DATA SECTION:
· · · ·

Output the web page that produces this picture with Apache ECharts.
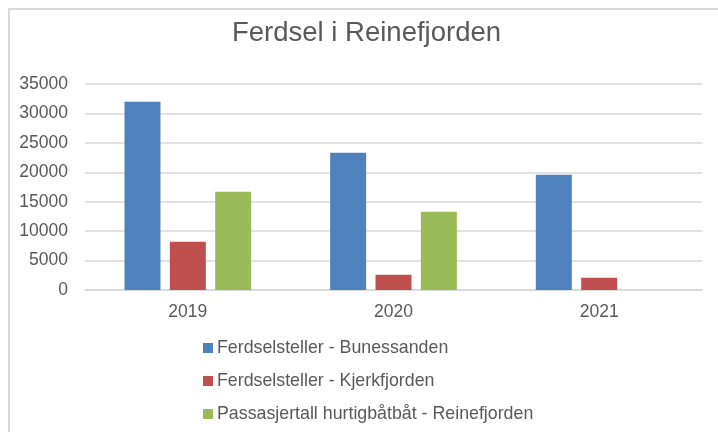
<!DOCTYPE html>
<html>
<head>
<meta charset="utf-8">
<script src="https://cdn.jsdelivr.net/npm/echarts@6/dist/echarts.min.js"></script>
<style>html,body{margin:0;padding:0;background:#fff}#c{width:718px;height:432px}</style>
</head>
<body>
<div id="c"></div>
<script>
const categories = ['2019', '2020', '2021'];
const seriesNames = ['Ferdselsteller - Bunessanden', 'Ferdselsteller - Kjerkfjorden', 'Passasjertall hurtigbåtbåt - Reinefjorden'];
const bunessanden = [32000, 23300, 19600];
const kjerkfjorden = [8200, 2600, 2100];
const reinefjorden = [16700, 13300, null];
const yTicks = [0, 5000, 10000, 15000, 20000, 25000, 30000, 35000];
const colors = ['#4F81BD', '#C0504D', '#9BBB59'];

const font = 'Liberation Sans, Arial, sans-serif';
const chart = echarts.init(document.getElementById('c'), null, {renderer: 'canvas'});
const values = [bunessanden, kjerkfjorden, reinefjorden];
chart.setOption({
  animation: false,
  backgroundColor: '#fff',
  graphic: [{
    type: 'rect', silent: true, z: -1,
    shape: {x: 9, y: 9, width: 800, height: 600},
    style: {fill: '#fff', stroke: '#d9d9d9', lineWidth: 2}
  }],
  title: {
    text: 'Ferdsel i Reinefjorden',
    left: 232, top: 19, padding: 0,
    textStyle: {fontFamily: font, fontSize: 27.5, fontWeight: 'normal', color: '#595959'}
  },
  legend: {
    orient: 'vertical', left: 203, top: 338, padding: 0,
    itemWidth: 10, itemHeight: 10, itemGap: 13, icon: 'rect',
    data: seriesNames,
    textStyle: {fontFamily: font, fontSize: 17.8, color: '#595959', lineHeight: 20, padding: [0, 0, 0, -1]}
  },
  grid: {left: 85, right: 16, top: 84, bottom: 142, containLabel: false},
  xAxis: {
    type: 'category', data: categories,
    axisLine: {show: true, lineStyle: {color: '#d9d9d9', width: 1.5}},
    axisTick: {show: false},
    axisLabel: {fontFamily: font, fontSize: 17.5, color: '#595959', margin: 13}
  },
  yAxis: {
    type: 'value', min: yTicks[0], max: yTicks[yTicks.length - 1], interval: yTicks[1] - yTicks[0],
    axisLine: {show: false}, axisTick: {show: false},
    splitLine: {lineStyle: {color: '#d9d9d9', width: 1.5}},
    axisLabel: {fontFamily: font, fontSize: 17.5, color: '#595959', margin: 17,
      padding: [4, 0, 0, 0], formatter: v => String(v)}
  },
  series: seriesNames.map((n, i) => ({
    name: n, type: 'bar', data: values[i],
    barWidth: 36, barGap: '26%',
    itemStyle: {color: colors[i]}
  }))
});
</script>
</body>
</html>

· · · ·

WRITTEN EXERCISE: Only the lines from the start of the material through the line containing "const colors = ['#4F81BD', '#C0504D', '#9BBB59'];" should be transcribed. Pictures stay out.

RESULT OF THIS EXERCISE:
Output the web page that produces this picture with Apache ECharts.
<!DOCTYPE html>
<html>
<head>
<meta charset="utf-8">
<script src="https://cdn.jsdelivr.net/npm/echarts@6/dist/echarts.min.js"></script>
<style>html,body{margin:0;padding:0;background:#fff}#c{width:718px;height:432px}</style>
</head>
<body>
<div id="c"></div>
<script>
const categories = ['2019', '2020', '2021'];
const seriesNames = ['Ferdselsteller - Bunessanden', 'Ferdselsteller - Kjerkfjorden', 'Passasjertall hurtigbåtbåt - Reinefjorden'];
const bunessanden = [32000, 23300, 19600];
const kjerkfjorden = [8200, 2600, 2100];
const reinefjorden = [16700, 13300, null];
const yTicks = [0, 5000, 10000, 15000, 20000, 25000, 30000, 35000];
const colors = ['#4F81BD', '#C0504D', '#9BBB59'];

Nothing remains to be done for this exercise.